There are about 14817 unique trip IDs, 1508 unique source centers, 1481 unique destination_centers, 690 unique source cities, 806 unique destination cities.
Most of the data is for testing than for training.
Most common route type is Carting.
The names of 14 unique location ids are missing in the data.
The number of trips start increasing after the noon, becomes maximum at 10 P.M and then start decreasing.
Maximum trips are created in the 38th week.
Most orders come mid-month. That means customers usually make more orders in the mid of the month.
Most orders are sourced from the states like Maharashtra, Karnataka, Haryana, Tamil Nadu, Telangana
Maximum number of trips originated from Mumbai city followed by Gurgaon Delhi, Bengaluru and Bhiwandi. That means that the seller base is strong in these cities.
Maximum number of trips ended in Maharashtra state followed by Karnataka, Haryana, Tamil Nadu and Uttar Pradesh. That means that the number of orders placed in these states is significantly high.
Maximum number of trips ended in Mumbai city followed by Bengaluru, Gurgaon, Delhi and Chennai. That means that the number of orders placed in these cities is significantly high.
Most orders in terms of destination are coming from cities like bengaluru, mumbai, gurgaon, bangalore, Delhi.
Features start_scan_to_end_scan and od_total_time(created feature) are statistically similar.
Features actual_time & osrm_time are statitically different.
Features start_scan_to_end_scan and segment_actual_time are statistically similar.
Features osrm_distance and segment_osrm_distance are statistically different from each other.
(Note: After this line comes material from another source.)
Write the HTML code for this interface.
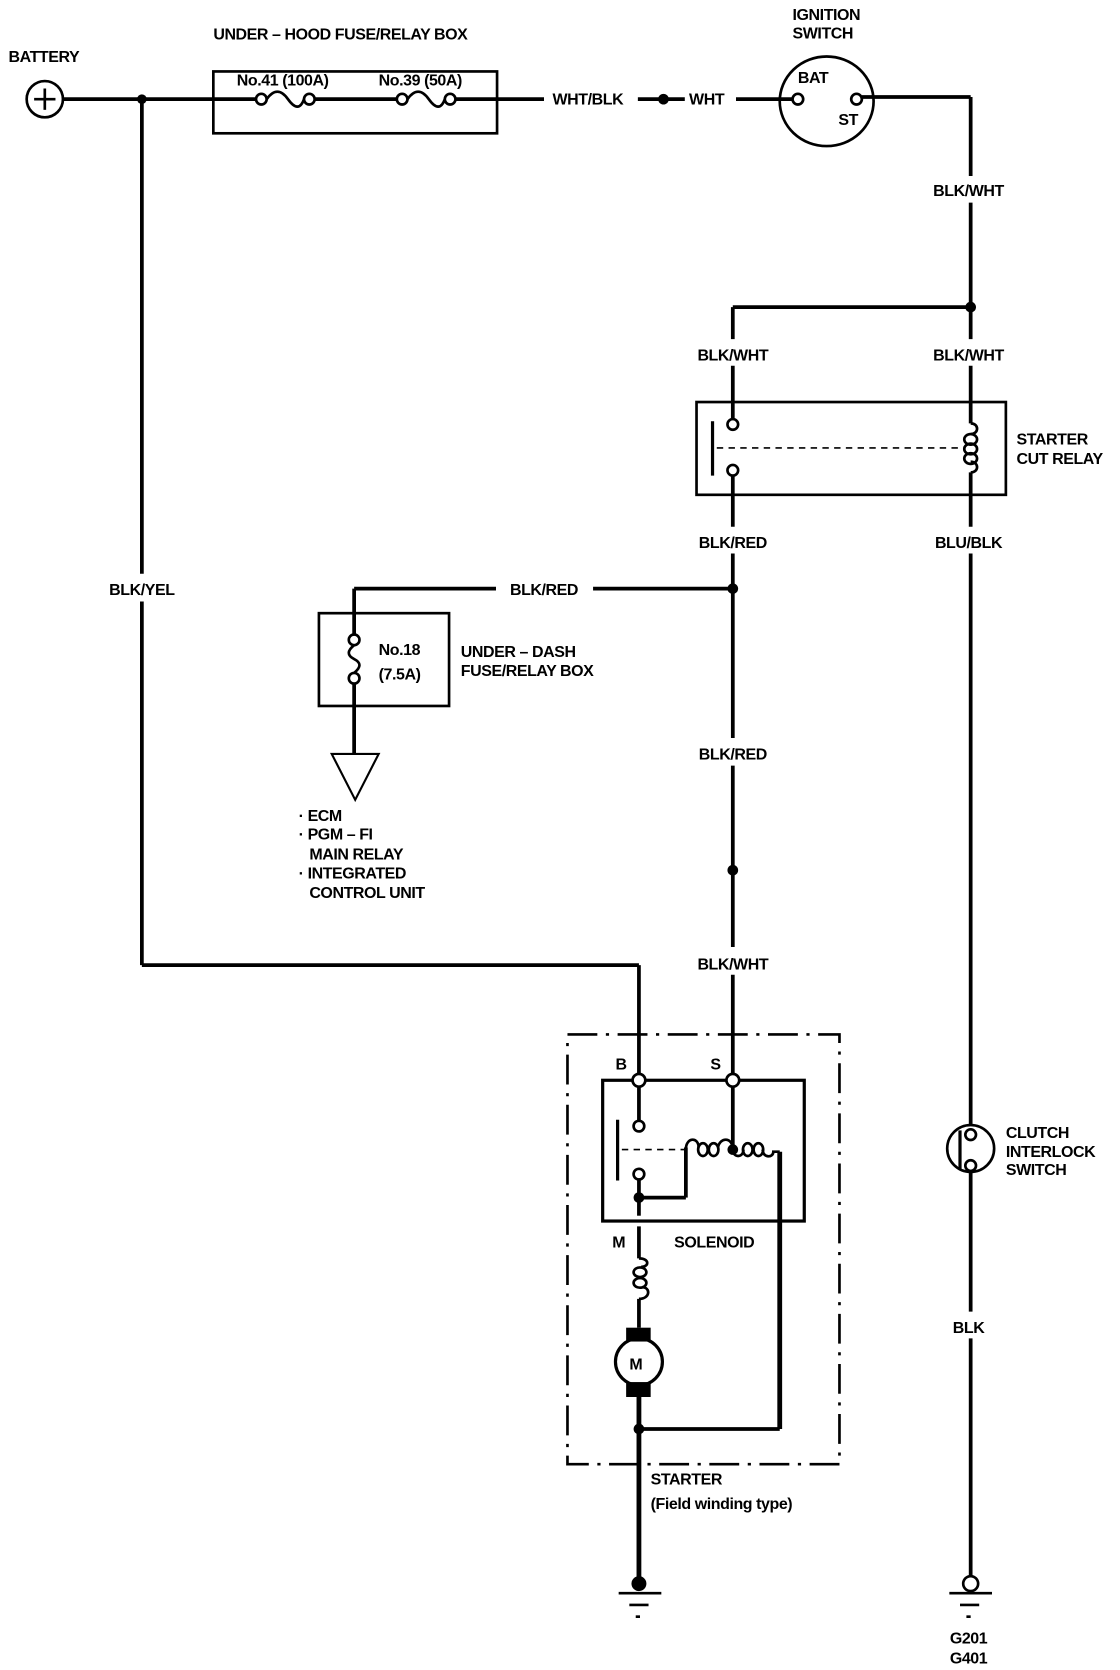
<!DOCTYPE html>
<html><head><meta charset="utf-8"><style>
html,body{margin:0;padding:0;background:#fff;}
svg{display:block;}
text{font-family:"Liberation Sans Narrow","Liberation Sans",sans-serif;font-weight:bold;font-size:15px;letter-spacing:-0.4px;fill:#000;}
</style></head><body>
<svg width="1120" height="1670" viewBox="0 0 1050 1566" preserveAspectRatio="none" xmlns="http://www.w3.org/2000/svg">
<g fill="none" stroke="#000" stroke-width="3.5">
<line x1="59" y1="93" x2="200" y2="93"/>
<line x1="200" y1="93" x2="240" y2="93"/>
<line x1="295" y1="93" x2="372" y2="93"/>
<line x1="427" y1="93" x2="510" y2="93"/>
<line x1="598" y1="93" x2="642" y2="93"/>
<line x1="690" y1="93" x2="743" y2="93"/>
<line x1="808" y1="91" x2="910" y2="91"/>
<line x1="910" y1="91" x2="910" y2="165"/>
<line x1="910" y1="190" x2="910" y2="318"/>
<line x1="910" y1="288" x2="687" y2="288"/>
<line x1="687" y1="288" x2="687" y2="318"/>
<line x1="687" y1="343" x2="687" y2="393"/>
<line x1="910" y1="343" x2="910" y2="397"/>
<line x1="687" y1="446" x2="687" y2="494"/>
<line x1="910" y1="443" x2="910" y2="494"/>
<line x1="687" y1="519" x2="687" y2="692"/>
<line x1="687" y1="718" x2="687" y2="888"/>
<line x1="687" y1="914" x2="687" y2="1008"/>
<line x1="910" y1="519" x2="910" y2="1055"/>
<line x1="910" y1="1099" x2="910" y2="1230"/>
<line x1="910" y1="1255" x2="910" y2="1479"/>
<line x1="687" y1="552" x2="556" y2="552"/>
<line x1="465" y1="552" x2="332" y2="552"/>
<line x1="332" y1="552" x2="332" y2="595"/>
<line x1="332" y1="641" x2="332" y2="707"/>
<line x1="133" y1="93" x2="133" y2="538"/>
<line x1="133" y1="564" x2="133" y2="905"/>
<line x1="133" y1="905" x2="599" y2="905"/>
<line x1="599" y1="905" x2="599" y2="1008"/>
<line x1="599" y1="1018" x2="599" y2="1051"/>
<line x1="599" y1="1106" x2="599" y2="1140"/>
<line x1="599" y1="1123" x2="643" y2="1123"/>
<line x1="643" y1="1123" x2="643" y2="1076"/>
<line x1="687" y1="1018" x2="687" y2="1078"/>
<line x1="731" y1="1080" x2="731" y2="1340" stroke-width="4.5"/>
<line x1="731" y1="1340" x2="599" y2="1340"/>
<line x1="599" y1="1150" x2="599" y2="1180"/>
<line x1="599" y1="1218" x2="599" y2="1245"/>
<line x1="599" y1="1310" x2="599" y2="1485" stroke-width="4.5"/>
</g>
<g fill="none" stroke="#000" stroke-width="2.5">
<circle cx="42" cy="93" r="17"/>
<line x1="32" y1="93" x2="52" y2="93"/><line x1="42" y1="83" x2="42" y2="103"/>
<rect x="200" y="67" width="266" height="58"/>
<circle cx="245" cy="93" r="5"/><circle cx="290" cy="93" r="5"/>
<path d="M250 93 q10 -14 20 0 q10 14 15 0"/>
<circle cx="377" cy="93" r="5"/><circle cx="422" cy="93" r="5"/>
<path d="M382 93 q10 -14 20 0 q10 14 15 0"/>
<ellipse cx="775" cy="95" rx="44" ry="42"/>
<circle cx="748" cy="93" r="5"/><circle cx="803" cy="93" r="5"/>
<rect x="653" y="377" width="290" height="87"/>
<circle cx="687" cy="398" r="5"/><circle cx="687" cy="441" r="5"/>
<line x1="668" y1="395" x2="668" y2="446" stroke-width="3"/>
<line x1="672" y1="420" x2="903" y2="420" stroke-dasharray="6 5" stroke-width="1.5"/>
<path d="M910 397 c8 0 8 10 0 10"/>
<ellipse cx="910" cy="412" rx="6" ry="5"/><ellipse cx="910" cy="421" rx="6" ry="5"/><ellipse cx="910" cy="430" rx="6" ry="5"/>
<path d="M910 433 c8 0 8 10 0 10"/>
<rect x="299" y="575" width="122" height="87"/>
<circle cx="332" cy="600" r="5"/><circle cx="332" cy="636" r="5"/>
<path d="M332 605 q-10 8 0 13 q10 5 0 13"/>
<path d="M311 707 L355 707 L333 750 Z" stroke-width="2"/>
<rect x="532" y="970" width="255" height="403" stroke-dasharray="28 8 3 8" stroke-width="2.5"/>
<rect x="565" y="1013" width="189" height="132" stroke-width="3"/>
<circle cx="599" cy="1013" r="6" fill="#fff"/><circle cx="687" cy="1013" r="6" fill="#fff"/>
<circle cx="599" cy="1056" r="5"/><circle cx="599" cy="1101" r="5"/>
<line x1="579" y1="1050" x2="579" y2="1107" stroke-width="3"/>
<line x1="583" y1="1078" x2="643" y2="1078" stroke-dasharray="6 5" stroke-width="1.5"/>
<path d="M643 1078 c0 -12 12 -12 12 -2"/>
<ellipse cx="659" cy="1078" rx="4.5" ry="6"/><ellipse cx="669" cy="1078" rx="4.5" ry="6"/>
<path d="M673 1076 c2 -10 14 -10 14 2"/>
<path d="M687 1078 c0 8 10 8 10 0"/>
<ellipse cx="701" cy="1078" rx="4.5" ry="6"/><ellipse cx="711" cy="1078" rx="4.5" ry="6"/>
<path d="M715 1078 c0 8 10 8 10 2 l6 0"/>
<path d="M599 1180 c10 0 10 8 2 8"/>
<ellipse cx="600" cy="1193" rx="6" ry="4.5"/><ellipse cx="600" cy="1203" rx="6" ry="4.5"/>
<path d="M602 1207 c8 0 8 11 -3 11"/>
<circle cx="599" cy="1277" r="22" stroke-width="3"/>
<circle cx="910" cy="1077" r="22"/>
<circle cx="910" cy="1064" r="5"/><circle cx="910" cy="1093" r="5"/>
<line x1="900" y1="1060" x2="900" y2="1096" stroke-width="3"/>
<circle cx="910" cy="1485" r="7"/>
<line x1="580" y1="1494" x2="620" y2="1494"/><line x1="590" y1="1505" x2="608" y2="1505"/><line x1="596" y1="1516" x2="600" y2="1516"/>
<line x1="890" y1="1494" x2="930" y2="1494"/><line x1="900" y1="1505" x2="918" y2="1505"/><line x1="906" y1="1516" x2="910" y2="1516"/>
</g>
<g fill="#000">
<circle cx="133" cy="93" r="4.5"/><circle cx="622" cy="93" r="5"/>
<circle cx="910" cy="288" r="5"/><circle cx="687" cy="552" r="5"/><circle cx="687" cy="816" r="5"/>
<circle cx="599" cy="1123" r="5"/><circle cx="687" cy="1078" r="5"/><circle cx="599" cy="1340" r="5"/>
<circle cx="599" cy="1485" r="7"/>
<rect x="587" y="1245" width="23" height="13"/><rect x="587" y="1296" width="23" height="14"/>
</g>
<text x="8" y="58">BATTERY</text>
<text x="200" y="37">UNDER – HOOD FUSE/RELAY BOX</text>
<text x="222" y="80">No.41 (100A)</text>
<text x="355" y="80">No.39 (50A)</text>
<text x="518" y="98">WHT/BLK</text>
<text x="646" y="98">WHT</text>
<text x="743" y="19">IGNITION</text>
<text x="743" y="36">SWITCH</text>
<text x="748" y="78">BAT</text>
<text x="786" y="117">ST</text>
<g text-anchor="middle">
<text x="908" y="184">BLK/WHT</text>
<text x="687" y="338">BLK/WHT</text>
<text x="908" y="338">BLK/WHT</text>
<text x="687" y="514">BLK/RED</text>
<text x="908" y="514">BLU/BLK</text>
<text x="510" y="558">BLK/RED</text>
<text x="133" y="558">BLK/YEL</text>
<text x="687" y="712">BLK/RED</text>
<text x="687" y="909">BLK/WHT</text>
<text x="908" y="1250">BLK</text>
<text x="908" y="1541">G201</text>
<text x="908" y="1560">G401</text>
</g>
<text x="953" y="417">STARTER</text>
<text x="953" y="435">CUT RELAY</text>
<text x="355" y="614">No.18</text>
<text x="355" y="637">(7.5A)</text>
<text x="432" y="616">UNDER – DASH</text>
<text x="432" y="634">FUSE/RELAY BOX</text>
<text x="280" y="770">· ECM</text>
<text x="280" y="787">· PGM – FI</text>
<text x="290" y="806">MAIN RELAY</text>
<text x="280" y="824">· INTEGRATED</text>
<text x="290" y="842">CONTROL UNIT</text>
<text x="577" y="1003">B</text>
<text x="666" y="1003">S</text>
<text x="574" y="1170">M</text>
<text x="632" y="1170">SOLENOID</text>
<text x="590" y="1284" font-size="17">M</text>
<text x="610" y="1392">STARTER</text>
<text x="610" y="1415" font-weight="normal">(Field winding type)</text>
<text x="943" y="1067">CLUTCH</text>
<text x="943" y="1085">INTERLOCK</text>
<text x="943" y="1102">SWITCH</text>
</svg>
</body></html>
Both the osrm_time & segment_osrm_time are not statistically same.
Recommendations¶
The OSRM trip planning system needs to be improved. Discrepancies need to be catered to for transporters, if the routing engine is configured for optimum results.
osrm_time and actual_time are different. Team needs to make sure this difference is reduced, so that better delivery time prediction can be made and it becomes convenient for the customer to expect an accurate delivery time.
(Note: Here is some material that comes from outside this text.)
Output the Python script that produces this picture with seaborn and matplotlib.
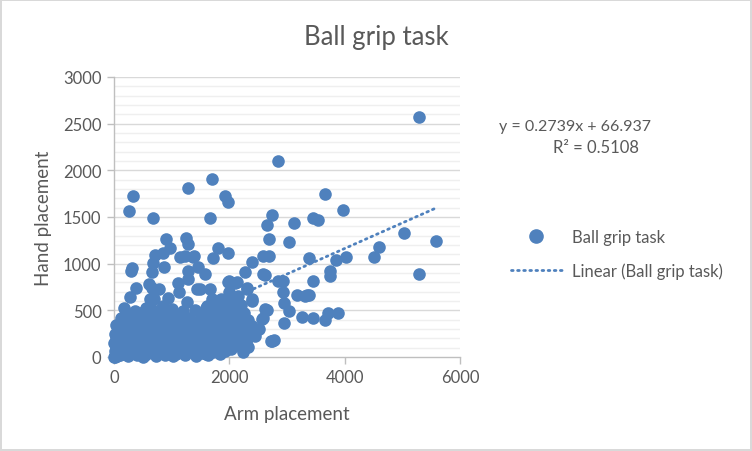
import matplotlib
matplotlib.use("Agg")
import matplotlib.pyplot as plt
import numpy as np
import pandas as pd
import seaborn as sns

# values
arm_sparse = [5289, 2840, 1699, 1283, 1925, 1977, 329, 260, 670, 1665, 3659, 3971, 3450, 3530,
              2740, 2653, 3121, 5029, 5590, 4590, 4508, 3381, 3850, 4023, 5289, 3745, 3745, 3451,
              3312, 3381, 3260, 3451, 3659, 3711, 3884, 2688, 3034, 1248, 1283, 1803, 1977, 1717,
              2584, 2688, 2393, 2272, 1144, 1370, 1457, 1578, 2618, 2844, 2930, 1994, 2098, 2306,
              2930, 2948, 3034, 3173, 3347, 2653, 2584, 2948, 2740, 2774, 2237, 2393, 902, 971,
              711, 850, 676, 659, 867, 1231, 1387, 1283, 295, 310, 381, 277, 607, 659, 780, 936,
              1110, 1283, 1439, 173, 364, 624, 624, 624, 850, 69, 1595, 503,
              1977, 2133, 2306, 2393, 2584, 2618, 2566, 2722, 1127, 1266, 1491, 1665, 1699, 1620,
              1751, 2011, 2060, 1890]
hand_sparse = [2571, 2105, 1907, 1811, 1725, 1661, 1730, 1564, 1484, 1489, 1746, 1575, 1489, 1470,
               1521, 1414, 1436, 1329, 1243, 1178, 1071, 1061, 1039, 1071, 889, 921, 868, 814,
               654, 664, 429, 418, 396, 471, 471, 1264, 1232, 1275, 1211, 1168, 1114, 1061,
               1082, 1082, 1018, 911, 1071, 1071, 964, 889, 879, 814, 814, 814, 793, 739,
               696, 579, 493, 664, 664, 504, 418, 364, 171, 182, 54, 600, 1264, 1168,
               1093, 1114, 1007, 911, 964, 1082, 1082, 921, 921, 950, 739, 643, 782, 739, 729, 632,
               793, 836, 729, 525, 493, 621, 546, 482, 546, 332, 32, 0,
               804, 804, 729, 621, 889, 514, 407, 171, 696, 589, 729, 729, 621, 546,
               482, 589, 482, 407]

arm_dense = [0, 10, 25, 40, 60, 80, 15, 30, 50, 5, 70, 100, 120, 140, 160, 180, 200, 220, 240, 260,
             280, 300, 320, 340, 360, 380, 400, 30, 90, 150, 110, 40, 60, 200, 250, 310, 180, 130,
             420, 440, 460, 480, 500, 520, 540, 560, 580, 600, 620, 640, 660, 680, 700, 720, 740,
             760, 780, 800, 820, 840, 860, 880, 900, 920, 940, 960, 980, 1000, 1020, 1040, 1060,
             1080, 1100, 1120, 1140, 1160, 1180, 1200, 1220, 1240, 1260, 1280, 1300, 1320, 1340,
             1360, 1380, 1400, 1420, 1440, 1460, 1480, 1500, 1520, 1540, 1560, 1580, 1600, 1620,
             1640, 1660, 1680, 1700, 1720, 1740, 1760, 1780, 1800, 1820, 1840, 1860, 1880, 1900,
             1920, 1940, 1960, 1980, 2000, 2020, 2040, 2060, 2080, 2100, 2120, 2150, 2180, 2200,
             2230, 2260, 2300, 2330, 2360, 2100, 2050, 2150, 2000, 1950, 2200, 2250, 2400, 2450,
             2520, 1700, 1800, 1850, 1600, 1400, 1200, 1000, 800, 700,
             550, 450, 400, 350, 250, 200, 150, 100, 20, 120,
             90, 170, 230, 330, 430, 530, 630, 730, 830, 930, 1030, 1130, 1230, 1330, 1430, 1530,
             1630, 1730, 1830, 1930, 2030, 2130, 2230, 2330]
hand_dense = [0, 15, 5, 30, 10, 45, 60, 90, 120, 150, 160, 20, 60, 100, 140, 30, 80, 170, 10, 120,
              200, 50, 250, 90, 180, 300, 20, 200, 240, 280, 330, 340, 260, 330, 360, 400, 220, 190,
              140, 260, 60, 380, 200, 110, 300, 30, 420, 160, 250, 70, 350, 440, 120, 220, 30,
              310, 400, 180, 90, 270, 450, 20, 360, 140, 230, 60, 320, 420, 170, 100, 260,
              30, 380, 200, 310, 90, 450, 150, 240, 50, 350, 120, 420, 200, 290,
              80, 380, 160, 30, 250, 340, 110, 430, 200, 60, 300, 150, 380, 240,
              90, 460, 180, 320, 50, 250, 400, 130, 300, 200, 430, 80, 350, 260,
              160, 480, 230, 330, 120, 420, 270, 190, 360, 440, 230, 300, 150, 380,
              250, 320, 190, 400, 280, 520, 600, 650, 700, 560, 560, 470, 330, 220,
              300, 560, 530, 620, 520, 500, 490, 510, 500, 620,
              520, 470, 420, 350, 430, 470, 380, 300, 250, 420,
              70, 110, 60, 40, 90, 20, 60, 15, 40, 80, 10, 50, 20, 70, 15, 45,
              20, 80, 30, 60, 90, 130, 70, 110]

arm = arm_sparse + arm_dense
hand = hand_sparse + hand_dense

slope = 0.2739
intercept = 66.937

df = pd.DataFrame({"Arm placement": arm, "Hand placement": hand})

blue = "#4F81BD"
grey_text = "#595959"

sns.set_theme(style="white")
plt.rcParams["font.family"] = ["Lato", "DejaVu Sans"]

fig = plt.figure(figsize=(7.52, 4.52), dpi=100)
fig.patch.set_edgecolor("#D9D9D9")
fig.patch.set_linewidth(1.5)
ax = fig.add_axes([114 / 752, 94 / 452, 346 / 752, 280 / 452])

# gridlines, minor every 100 and major every 500
for yv in range(100, 3001, 100):
    col = "#D9D9D9" if yv % 500 == 0 else "#EFEFEF"
    ax.axhline(yv, color=col, lw=1, zorder=0)

sns.scatterplot(data=df, x="Arm placement", y="Hand placement", ax=ax, color=blue,
                s=82, edgecolor=blue, linewidth=0, zorder=3, clip_on=False,
                label="Ball grip task", legend=False)

xs = np.array([min(arm), max(arm)])
trend, = ax.plot(xs, slope * xs + intercept, color=blue, lw=2, ls=(0, (0.6, 1.6)),
                 dash_capstyle="round", zorder=4, label="Linear (Ball grip task)")

ax.set_xlim(0, 6000)
ax.set_ylim(0, 3000)
ax.set_xticks([0, 2000, 4000, 6000])
ax.set_yticks(range(0, 3001, 500))
ax.tick_params(axis="both", which="major", direction="out", length=5, width=1,
               color="#BFBFBF", labelsize=12, labelcolor=grey_text, pad=4, left=True, bottom=True)
for side in ["top", "right"]:
    ax.spines[side].set_visible(False)
for side in ["left", "bottom"]:
    ax.spines[side].set_color("#BFBFBF")
    ax.spines[side].set_linewidth(1)
ax.set_xlabel("Arm placement", fontsize=13.5, color=grey_text, labelpad=14)
ax.set_ylabel("Hand placement", fontsize=13.5, color=grey_text, labelpad=8)

fig.text(0.5, 1 - 38 / 452, "Ball grip task", ha="center", va="center", fontsize=18.5, color=grey_text)
fig.text(575 / 752, 1 - 127 / 452, "y = 0.2739x + 66.937", ha="center", va="center",
         fontsize=11.5, color=grey_text)
fig.text(596 / 752, 1 - 148 / 452, "R² = 0.5108", ha="center", va="center",
         fontsize=12, color=grey_text)

pt = plt.Line2D([], [], marker="o", ls="", color=blue, markersize=9.5)
fig.legend([pt, trend], ["Ball grip task", "Linear (Ball grip task)"], loc="upper left",
           bbox_to_anchor=(496 / 752, 1 - 215 / 452), frameon=False, fontsize=12,
           labelcolor=grey_text, handlelength=3.05, handletextpad=0.6, labelspacing=1.05)

fig.savefig("out.png", dpi=100, edgecolor=fig.get_edgecolor())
The osrm distance and actual distance covered are also not same i.e. maybe the delivery person is not following the predefined route which may lead to late deliveries or the osrm devices is not properly predicting the route based on distance, traffic and other factors. Team needs to look into it.
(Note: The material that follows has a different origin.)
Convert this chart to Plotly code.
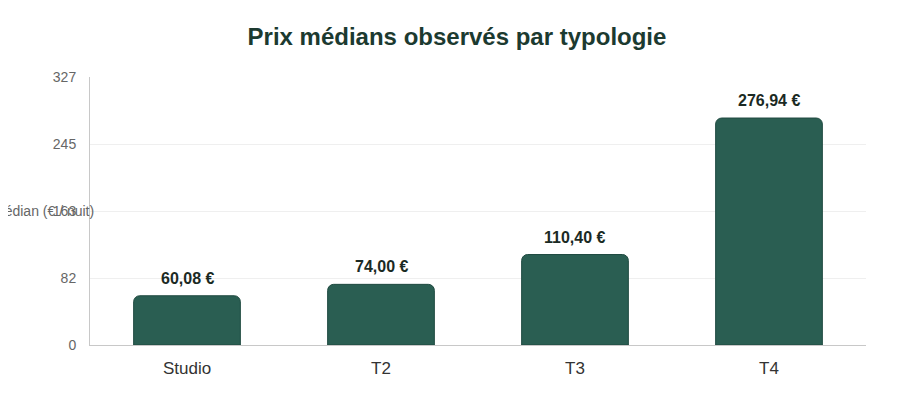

Most of the orders are coming from/reaching to states like Maharashtra, Karnataka, Haryana and Tamil Nadu. The existing corridors can be further enhanced to improve the penetration in these areas.
Customer profiling of the customers belonging to the states Maharashtra, Karnataka, Haryana, Tamil Nadu and Uttar Pradesh has to be done to get to know why major orders are coming from these atates and to improve customers' buying and delivery experience.
From state point of view, we might have very heavy traffic in certain states and bad terrain conditions in certain states. This will be a good indicator to plan and cater to demand during peak festival seasons.